Accanto alle tipologie più classiche di ludopatici, sempre più spesso ad essere ossessionati dal gioco sono giovanissimi di 15-16 anni attratti dalle scommesse e anziani che arrivano a dilapidare la pensione tra gratta-e-vinci e slot machine. Tra le tante storie consumate nei corridoi del Serd spicca quello di un commerciante cosentino arrivato al punto di dover vendere la sua storica attività perché a causa del gioco aveva perso prima tutti i risparmi, poi gli incassi e infine era arrivato al punto di non riuscire più a pagare i fornitori avendo accumulato debiti su debiti. Si è salvato grazie alla famiglia e al supporto ricevuto dai professionisti che hanno preso in carico la sua disperazione. «Noi siamo qui per aiutarti, questo è il messaggio più importante che deve arrivare ai nostri utenti» spiega l’assistente sociale. «Non ti giudicheremo, in noi troverai la strada per liberarti dall’incubo che stai vivendo». Un incubo fatto di notti insonni, bugie, segreti inconfessabili. «Purtroppo c’è chi è arriva a togliersi la vita perché non intravedere vie d’uscita, noi gli dimostriamo che invece può tornare ad essere la persona, il genitore, il figlio che era». Chi intraprende il percorso di riabilitazione per prima cosa rinuncia al bancomat, all’accesso al conto in banca, a tutto ciò che gli fornisce denaro. «Sarà un familiare di riferimento, un “tutor”, a occuparsene e a fare in modo che in tasca lui possa avere solo lo stretto necessario». Poi si eliminano dalla quotidianità tutte le persone «non significative», ovvero quei conoscenti con cui si condivideva la passione per il gioco o quelle che addirittura, magari prestando denaro hanno alimentato la ludopatia. «È a questo punto che ci si rende conto di quanto tempo prezioso sia stato sprecato. C’è chi ammette di aver trascurato i propri figli, di essersi perso momenti importanti perché incupito e distratto dall’ossessione del gioco» spiega Coscarello. 

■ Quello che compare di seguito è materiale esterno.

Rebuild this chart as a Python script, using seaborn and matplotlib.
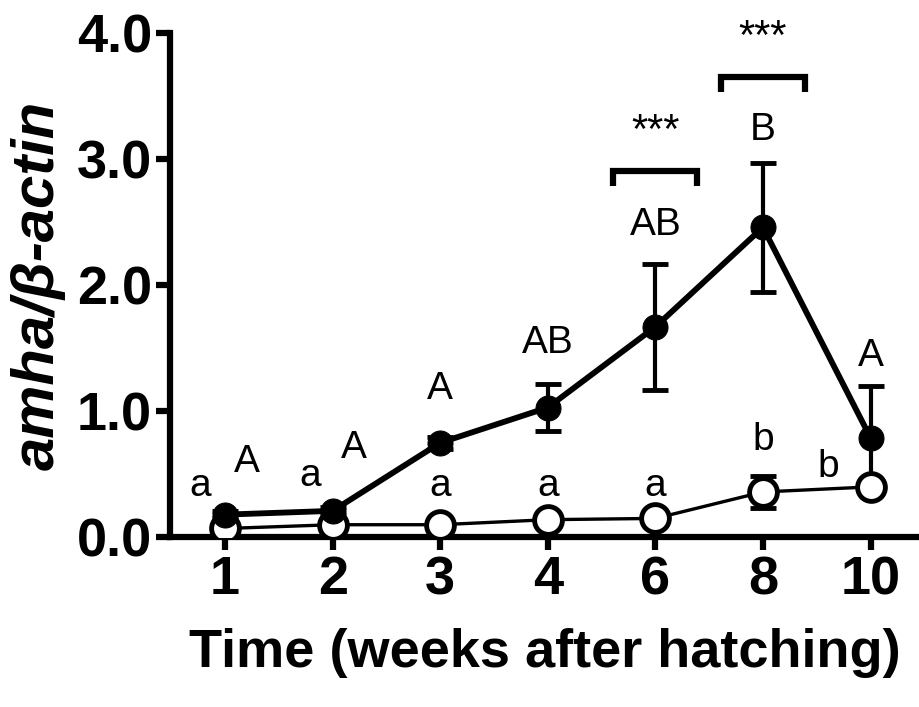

«Questo è un territorio su cui c’è grande necessità di fare prevenzione, di spiegare soprattutto ai giovani il pericolo nascosto dietro attività apparentemente innocue – afferma Calabria –. Vediamo quotidianamente gente e famiglie disperate e siamo consapevoli di combattere una battaglia con armi poco adeguate: lo Stato investe 50 milioni di euro per recuperare chi è messo in ginocchio dalla ludopatia – conclude – e nello stesso tempo da quegli stessi giochi guadagna 500 milioni di euro. Chi vince? Qui non vince nessuno».